Request.
Every line of the material is to be quoted verbatim, minus the pictures.

Data block.
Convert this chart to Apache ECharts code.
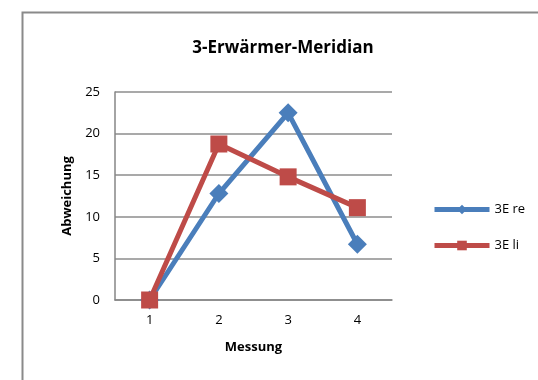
<!DOCTYPE html>
<html>
<head>
<meta charset="utf-8">
<script src="https://cdn.jsdelivr.net/npm/echarts@6/dist/echarts.min.js"></script>
<style>
  html, body { margin: 0; padding: 0; background: #fff; }
  #chart { width: 538px; height: 380px; }
</style>
</head>
<body>
<div id="chart"></div>
<script>
// Measurement rounds and deviation per meridian side
const categories = ['1', '2', '3', '4'];
const rechts = [0, 12.8, 22.5, 6.7];
const links = [0, 18.75, 14.8, 11.1];
const seriesNames = ['3E re', '3E li'];
const yTicks = { min: 0, max: 25, interval: 5 };

const FONT = '"Open Sans", "Liberation Sans", sans-serif';
const chart = echarts.init(document.getElementById('chart'), null, { renderer: 'canvas' });

chart.setOption({
  backgroundColor: '#ffffff',
  animation: false,
  title: {
    text: '3-Erwärmer-Meridian',
    left: 278,
    top: 35,
    textAlign: 'center',
    textStyle: { fontFamily: FONT, fontSize: 17, fontWeight: 'bold', color: '#000' }
  },
  legend: {
    orient: 'vertical',
    left: 427,
    top: 198,
    itemWidth: 55,
    itemHeight: 12,
    itemGap: 23,
    lineStyle: { width: 5 },
    itemStyle: { borderWidth: 0 },
    textStyle: { fontFamily: FONT, fontSize: 13, color: '#000' },
    data: seriesNames
  },
  grid: { left: 115, right: 146, top: 92, bottom: 80 },
  xAxis: {
    type: 'category',
    data: categories,
    boundaryGap: true,
    name: 'Messung',
    nameLocation: 'middle',
    nameGap: 41,
    nameTextStyle: { fontFamily: FONT, fontSize: 13, fontWeight: 'bold', color: '#000' },
    axisLine: { lineStyle: { color: '#868686', width: 1.5 } },
    axisTick: { show: false },
    axisLabel: { fontFamily: FONT, fontSize: 13, color: '#000', margin: 14 },
    splitLine: { show: false }
  },
  yAxis: {
    type: 'value',
    min: yTicks.min,
    max: yTicks.max,
    interval: yTicks.interval,
    name: 'Abweichung',
    nameLocation: 'middle',
    nameRotate: 90,
    nameGap: 40,
    nameTextStyle: { fontFamily: FONT, fontSize: 13, fontWeight: 'bold', color: '#000' },
    axisLine: { show: true, lineStyle: { color: '#868686', width: 1.5 } },
    axisTick: { show: false },
    axisLabel: { fontFamily: FONT, fontSize: 13, color: '#000', margin: 15 },
    splitLine: { show: true, lineStyle: { color: '#8c8c8c', width: 1.5 } }
  },
  series: [
    {
      name: seriesNames[0],
      type: 'line',
      data: rechts,
      symbol: 'diamond',
      symbolSize: 19,
      color: '#4A7EBB',
      lineStyle: { width: 5, color: '#4A7EBB' },
      itemStyle: { color: '#4A7EBB' },
      z: 2
    },
    {
      name: seriesNames[1],
      type: 'line',
      data: links,
      symbol: 'rect',
      symbolSize: 17,
      color: '#BE4B48',
      lineStyle: { width: 5, color: '#BE4B48' },
      itemStyle: { color: '#BE4B48' },
      z: 3
    }
  ],
  graphic: [
    {
      type: 'polyline',
      shape: { points: [[22.5, 380], [22.5, 12.5], [538, 12.5]] },
      style: { stroke: '#8a8a8a', lineWidth: 2, fill: null },
      silent: true
    }
  ]
});
</script>
</body>
</html>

Task solution.
Convert this chart to Apache ECharts code.
<!DOCTYPE html>
<html>
<head>
<meta charset="utf-8">
<script src="https://cdn.jsdelivr.net/npm/echarts@6/dist/echarts.min.js"></script>
<style>
  html, body { margin: 0; padding: 0; background: #fff; }
  #chart { width: 538px; height: 380px; }
</style>
</head>
<body>
<div id="chart"></div>
<script>
// Measurement rounds and deviation per meridian side
const categories = ['1', '2', '3', '4'];
const rechts = [0, 12.8, 22.5, 6.7];
const links = [0, 18.75, 14.8, 11.1];
const seriesNames = ['3E re', '3E li'];
const yTicks = { min: 0, max: 25, interval: 5 };

const FONT = '"Open Sans", "Liberation Sans", sans-serif';
const chart = echarts.init(document.getElementById('chart'), null, { renderer: 'canvas' });

chart.setOption({
  backgroundColor: '#ffffff',
  animation: false,
  title: {
    text: '3-Erwärmer-Meridian',
    left: 278,
    top: 35,
    textAlign: 'center',
    textStyle: { fontFamily: FONT, fontSize: 17, fontWeight: 'bold', color: '#000' }
  },
  legend: {
    orient: 'vertical',
    left: 427,
    top: 198,
    itemWidth: 55,
    itemHeight: 12,
    itemGap: 23,
    lineStyle: { width: 5 },
    itemStyle: { borderWidth: 0 },
    textStyle: { fontFamily: FONT, fontSize: 13, color: '#000' },
    data: seriesNames
  },
  grid: { left: 115, right: 146, top: 92, bottom: 80 },
  xAxis: {
    type: 'category',
    data: categories,
    boundaryGap: true,
    name: 'Messung',
    nameLocation: 'middle',
    nameGap: 41,
    nameTextStyle: { fontFamily: FONT, fontSize: 13, fontWeight: 'bold', color: '#000' },
    axisLine: { lineStyle: { color: '#868686', width: 1.5 } },
    axisTick: { show: false },
    axisLabel: { fontFamily: FONT, fontSize: 13, color: '#000', margin: 14 },
    splitLine: { show: false }
  },
  yAxis: {
    type: 'value',
    min: yTicks.min,
    max: yTicks.max,
    interval: yTicks.interval,
    name: 'Abweichung',
    nameLocation: 'middle',
    nameRotate: 90,
    nameGap: 40,
    nameTextStyle: { fontFamily: FONT, fontSize: 13, fontWeight: 'bold', color: '#000' },
    axisLine: { show: true, lineStyle: { color: '#868686', width: 1.5 } },
    axisTick: { show: false },
    axisLabel: { fontFamily: FONT, fontSize: 13, color: '#000', margin: 15 },
    splitLine: { show: true, lineStyle: { color: '#8c8c8c', width: 1.5 } }
  },
  series: [
    {
      name: seriesNames[0],
      type: 'line',
      data: rechts,
      symbol: 'diamond',
      symbolSize: 19,
      color: '#4A7EBB',
      lineStyle: { width: 5, color: '#4A7EBB' },
      itemStyle: { color: '#4A7EBB' },
      z: 2
    },
    {
      name: seriesNames[1],
      type: 'line',
      data: links,
      symbol: 'rect',
      symbolSize: 17,
      color: '#BE4B48',
      lineStyle: { width: 5, color: '#BE4B48' },
      itemStyle: { color: '#BE4B48' },
      z: 3
    }
  ],
  graphic: [
    {
      type: 'polyline',
      shape: { points: [[22.5, 380], [22.5, 12.5], [538, 12.5]] },
      style: { stroke: '#8a8a8a', lineWidth: 2, fill: null },
      silent: true
    }
  ]
});
</script>
</body>
</html>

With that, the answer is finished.